Going back to the topic of a deep dive, when writing my “10 steps to contributing to the tidyverse” blogpost in 2018, I had a vague feeling that my approach was a little off in the motivation. I wanted to contributed to the tidyverse as it felt like a great achievement - which it absolutely was at the time - but then my subsequent plan on sitting around occasionally browsing different tidyverse package issues pages for tickets flagged as “help needed” or “great first issue” didn’t really pan out, as I wanted quick progress, but most things I saw had either been taken up by someone else or after 10 minutes of thinking about how to solve it, I wasn’t sure. Subsequently, I heard advice about contributing to packages you are a frequent user of yourself, and again, this was just more evidence that my “paint by numbers” approach wasn’t working. I now tend to agree with this advice and see a different path to contribution in the longer term.

It’s all about a shift in mindset. When I was trying to get things done quickly, I’d run examples, google things and play with code from Stack Overflow, but ultimately switch to using a different package if I couldn’t quickly achieve what I wanted to with the one I was trying. This approach gets things done, it looks productive, but it doesn’t lead to a deeper understanding. Now I’ve had reason to try to slow down, I’ve ended up really taking the time to try to get things working without giving up, and have found that submitting PRs to packages has come naturally to me as part of this process. For example, recently, I’ve been playing with a package idea that involves calling a function from covr. The particular function I was trying to use didn’t have any examples in the function documentation, so once I figured out how to run my code, I submitted a PR adding the examples I thought would be helpful.

Similarly, as I was trying to work out how to do something with bookdown, I found a small typo in the docs, so I submitted a PR to fix that too.
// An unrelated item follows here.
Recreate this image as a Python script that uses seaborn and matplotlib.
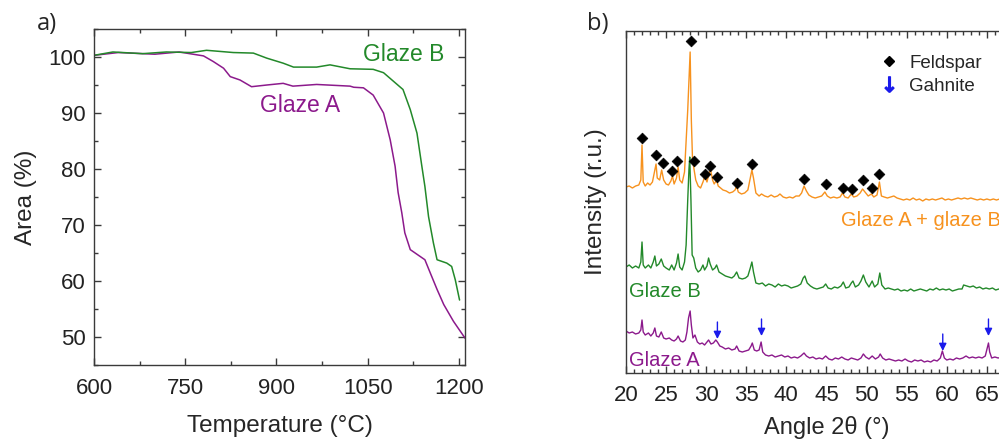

There was no searching for ways to get involved, no looking for an issue that vaguely made sense, but just fixing things that I noticed or found useful. Whilst the previous approach, I think, is totally appropriate for submitting your first PR and learning about the process of doing so, I don’t think (for me anyway!) this makes as much sense in the longer term.

Overall, I think I’ve learned a lot in my first few months, and still am loving this apprenticeship. I’ve a few goals I want to work on around asking for help more, making the time to work on side projects like blogging, and have a really good think about what I want to get out of this, but feel like I’m learning a lot.